Y en efecto, por los días en que entró para sanción a la Presidencia la ley 27 de 1980, el presidente Turbay no estaba en Colombia. En su reemplazo, firmó la ley el ministro delegatario Germán Zea. La demanda argumentó que, según la Constitución vigente, la dirección de las relaciones internacionales era competencia única del Jefe de Estado. Esa fue también la tesis que acogió la Corte Suprema para echar abajo la extradición de colombianos. Aquel 12 de diciembre de 1986, el gobierno de Virgilio Barco perdía el instrumento más importante en su lucha contra el narcotráfico.

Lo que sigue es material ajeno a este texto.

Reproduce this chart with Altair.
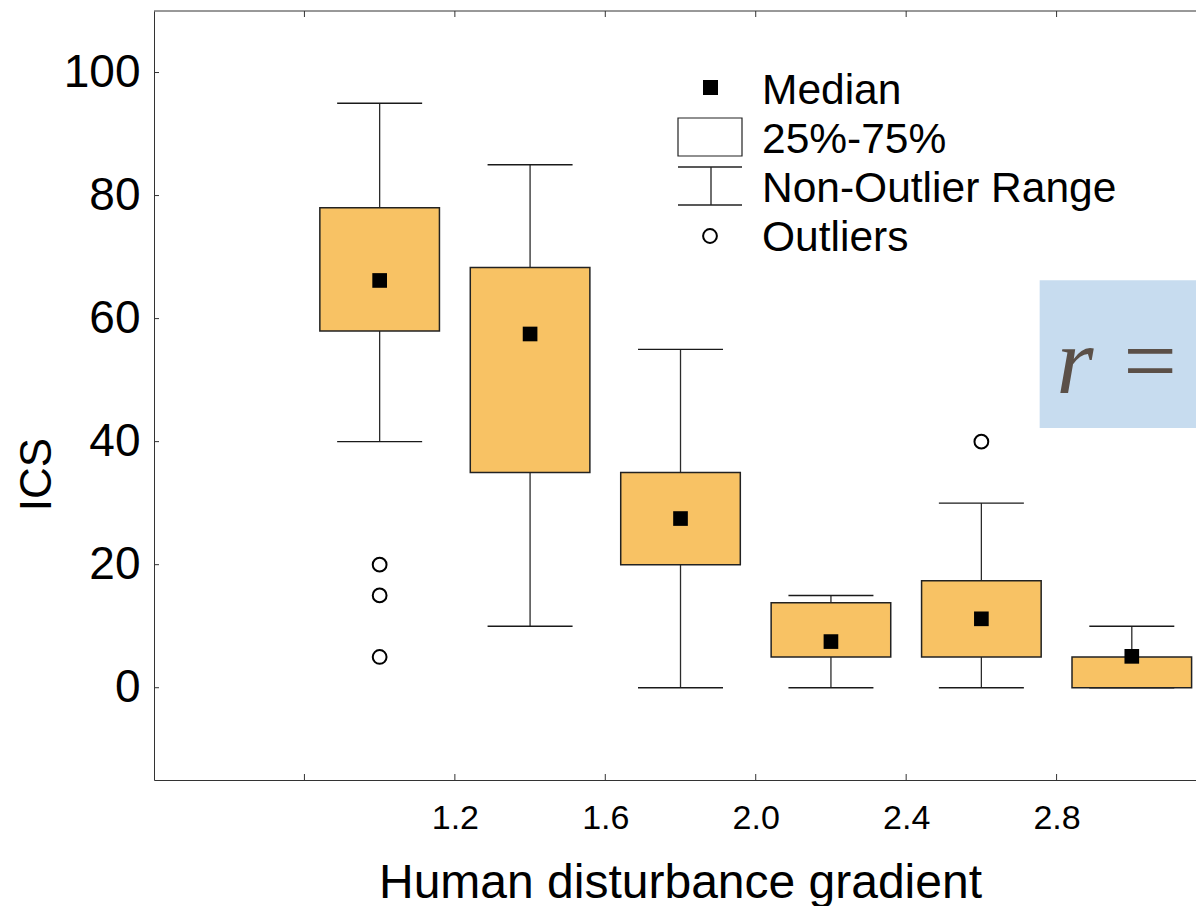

Apenas 25 días atrás había sido asesinado el exdirector de la Policía Antinarcóticos, Jaime Ramírez Gómez, y los carteles de la drogas celebraban efusivamente la caída del Tratado de Extradición. La única reacción del presidente Barco fue aportar una desesperada salida jurídica: si lo que se necesitaba era una firma presidencial, él aportaba la suya. Con ese argumento, el gobierno siguió dando la lucha contra los carteles de la droga. Cinco meses más tarde, la Corte tumbaba el atajo jurídico del presidente Barco. Sin embargo, su voluntad se impuso para seguir extraditando.